Thea put her arms around him, but he had gone rigid. “You’re right, Thea. This is bigger than us.”
It took three harrowing weeks for Nan and Sigi to make it back to the threshold of the revolutionary headquarters. When Ingrid let them go, they had almost nothing of value. They found a place to exchange Sigi’s Urobrunian money for Irminau coins, but it still wasn’t much, and miles of rural country pelted by frequent snowstorms stood between them and the border. They walked down country roads, praying not to be caught in a blizzard. They washed dishes at an inn in exchange for a bed. They went out of their way to avoid Irminau guards, in case Ingrid had changed her mind.

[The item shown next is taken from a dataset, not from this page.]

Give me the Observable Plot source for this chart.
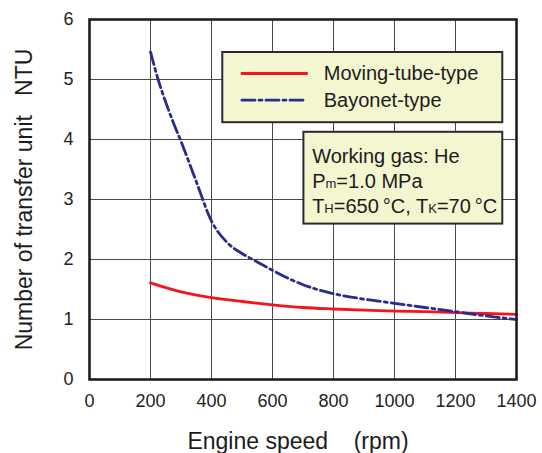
<!DOCTYPE html>
<html>
<head>
<meta charset="utf-8">
<script src="https://cdn.jsdelivr.net/npm/d3@7"></script>
<script src="https://cdn.jsdelivr.net/npm/@observablehq/plot@0.6"></script>
<style>
  html, body { margin: 0; padding: 0; background: #fff; }
</style>
</head>
<body>
<div id="chart"></div>
<script>
// ---- data ----
const seriesNames = ["Moving-tube-type", "Bayonet-type"];
const movingSpeed = [200, 300, 400, 500, 600, 700, 800, 900, 1000, 1100, 1200, 1300, 1400];
const movingNTU   = [1.61, 1.46, 1.365, 1.3, 1.245, 1.2, 1.175, 1.155, 1.14, 1.13, 1.115, 1.1, 1.085];
const bayonetSpeed = [200, 225, 250, 275, 300, 350, 400, 450, 500, 550, 600, 650, 700, 800, 900, 1000, 1100, 1200, 1300, 1400];
const bayonetNTU   = [5.46, 5.0, 4.62, 4.28, 3.97, 3.3, 2.64, 2.29, 2.10, 1.96, 1.82, 1.69, 1.58, 1.43, 1.34, 1.27, 1.2, 1.13, 1.06, 1.0];
const xTicks = [0, 200, 400, 600, 800, 1000, 1200, 1400];
const yTicks = [0, 1, 2, 3, 4, 5, 6];
const xLabel = "Engine speed\u00a0\u00a0\u00a0\u00a0(rpm)";
const yLabel = "Number of transfer unit\u00a0\u00a0\u00a0NTU";
const noteLines = ["Working gas: He", "P_{m}=1.0 MPa", "T_{H}=650\u2009\u00b0C, T_{K}=70\u2009\u00b0C"];

// legend / note placement (data units)
const legendBox = {x1: 437, x2: 1355, y1: 4.28, y2: 5.45};
const noteBox = {x1: 703, x2: 1355, y1: 2.59, y2: 4.12};
const legendSampleX = [500, 712];
const legendRowY = [5.10, 4.655];
const legendTextX = 768;
const noteTextX = 730;
const noteRowY = [3.72, 3.30, 2.89];

const colors = {"Moving-tube-type": "#f5141c", "Bayonet-type": "#2b2a8e"};
const dash = {"Moving-tube-type": null, "Bayonet-type": "13,4,3,4"};

const moving = movingSpeed.map((s, i) => ({speed: s, ntu: movingNTU[i], series: seriesNames[0]}));
const bayonet = bayonetSpeed.map((s, i) => ({speed: s, ntu: bayonetNTU[i], series: seriesNames[1]}));
const legendRows = seriesNames.flatMap((name, i) => legendSampleX.map(x => ({x, y: legendRowY[i], series: name})));
const legendTexts = seriesNames.map((name, i) => ({x: legendTextX, y: legendRowY[i], text: name}));
const noteTexts = noteLines.map((t, i) => ({x: noteTextX, y: noteRowY[i], text: t}));

const font = "'Liberation Sans', Arial, Helvetica, sans-serif";

const chart = Plot.plot({
  width: 542,
  height: 453,
  marginLeft: 89,
  marginRight: 26,
  marginTop: 19,
  marginBottom: 74,
  style: {fontFamily: font, background: "#fff", color: "#222"},
  x: {domain: [0, 1400]},
  y: {domain: [0, 6]},
  marks: [
    Plot.gridX(xTicks, {stroke: "#4a4a4a", strokeOpacity: 1, strokeWidth: 1}),
    Plot.gridY(yTicks, {stroke: "#4a4a4a", strokeOpacity: 1, strokeWidth: 1}),
    Plot.axisX(xTicks, {tickSize: 0, tickPadding: 15, fontSize: 18, label: null, tickFormat: d => String(d), fill: "#222"}),
    Plot.axisY(yTicks, {tickSize: 0, tickPadding: 16, fontSize: 18, label: null, tickFormat: d => String(d), fill: "#222"}),
    Plot.line(moving, {x: "speed", y: "ntu", stroke: colors[seriesNames[0]], strokeWidth: 2.8, curve: "monotone-x"}),
    Plot.line(bayonet, {x: "speed", y: "ntu", stroke: colors[seriesNames[1]], strokeWidth: 2.8, strokeDasharray: dash[seriesNames[1]], curve: "monotone-x"}),
    Plot.frame({stroke: "#1e1e1e", strokeWidth: 2.6}),
    // legend box
    Plot.rect([legendBox], {x1: "x1", x2: "x2", y1: "y1", y2: "y2", fill: "#f4f6d0", stroke: "#2a2a2a", strokeWidth: 2}),
    Plot.line(legendRows.filter(d => d.series === seriesNames[0]), {x: "x", y: "y", stroke: colors[seriesNames[0]], strokeWidth: 2.8}),
    Plot.line(legendRows.filter(d => d.series === seriesNames[1]), {x: "x", y: "y", stroke: colors[seriesNames[1]], strokeWidth: 2.8, strokeDasharray: dash[seriesNames[1]]}),
    Plot.text(legendTexts, {x: "x", y: "y", text: "text", textAnchor: "start", fontSize: 20, fill: "#1c1c1c"}),
    // note box
    Plot.rect([noteBox], {x1: "x1", x2: "x2", y1: "y1", y2: "y2", fill: "#f4f6d0", stroke: "#2a2a2a", strokeWidth: 2}),
    Plot.text(noteTexts, {x: "x", y: "y", text: "text", textAnchor: "start", fontSize: 20, fill: "#1c1c1c"}),
    // axis titles
    Plot.text([xLabel], {frameAnchor: "bottom", textAnchor: "middle", dx: -5, dy: 69, lineAnchor: "bottom", fontSize: 23, fill: "#1c1c1c"}),
    Plot.text([yLabel], {frameAnchor: "left", textAnchor: "middle", dx: -65, rotate: -90, lineAnchor: "middle", fontSize: 23, fill: "#1c1c1c"})
  ]
});

// render subscripts marked as _{...}
d3.select(chart).selectAll("text").each(function() {
  const el = d3.select(this);
  const t = this.textContent;
  if (!t || t.indexOf("_{") < 0) return;
  el.text(null);
  const re = /_\{([^}]*)\}/g;
  let last = 0, m;
  while ((m = re.exec(t)) !== null) {
    if (m.index > last) el.append("tspan").text(t.slice(last, m.index));
    el.append("tspan").attr("font-size", 13).text(m[1]);
    last = m.index + m[0].length;
  }
  if (last < t.length) el.append("tspan").text(t.slice(last));
});

document.getElementById("chart").appendChild(chart);
</script>
</body>
</html>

News was often sparse in Irminau; they heard word of Prince Rupert, but in Irminau’s papers he was described as “the treasonous prince.” Nan didn’t really know what had been happening at home, but as she and Sigi came into the city, she immediately noticed posters of Sebastian and newspaper headlines that stated 5,000 TROOPS TO JOIN PRINCE RUPERT, and they both picked up their pace.
“Nan! Nan!” Nan had just stepped in the door when Thea came rushing down the stairs and threw her arms around her. “You’re safe!”
“Yes!” Nan broke into a spontaneous smile, realizing Thea seemed happy. “And you—you all seem safe as well?”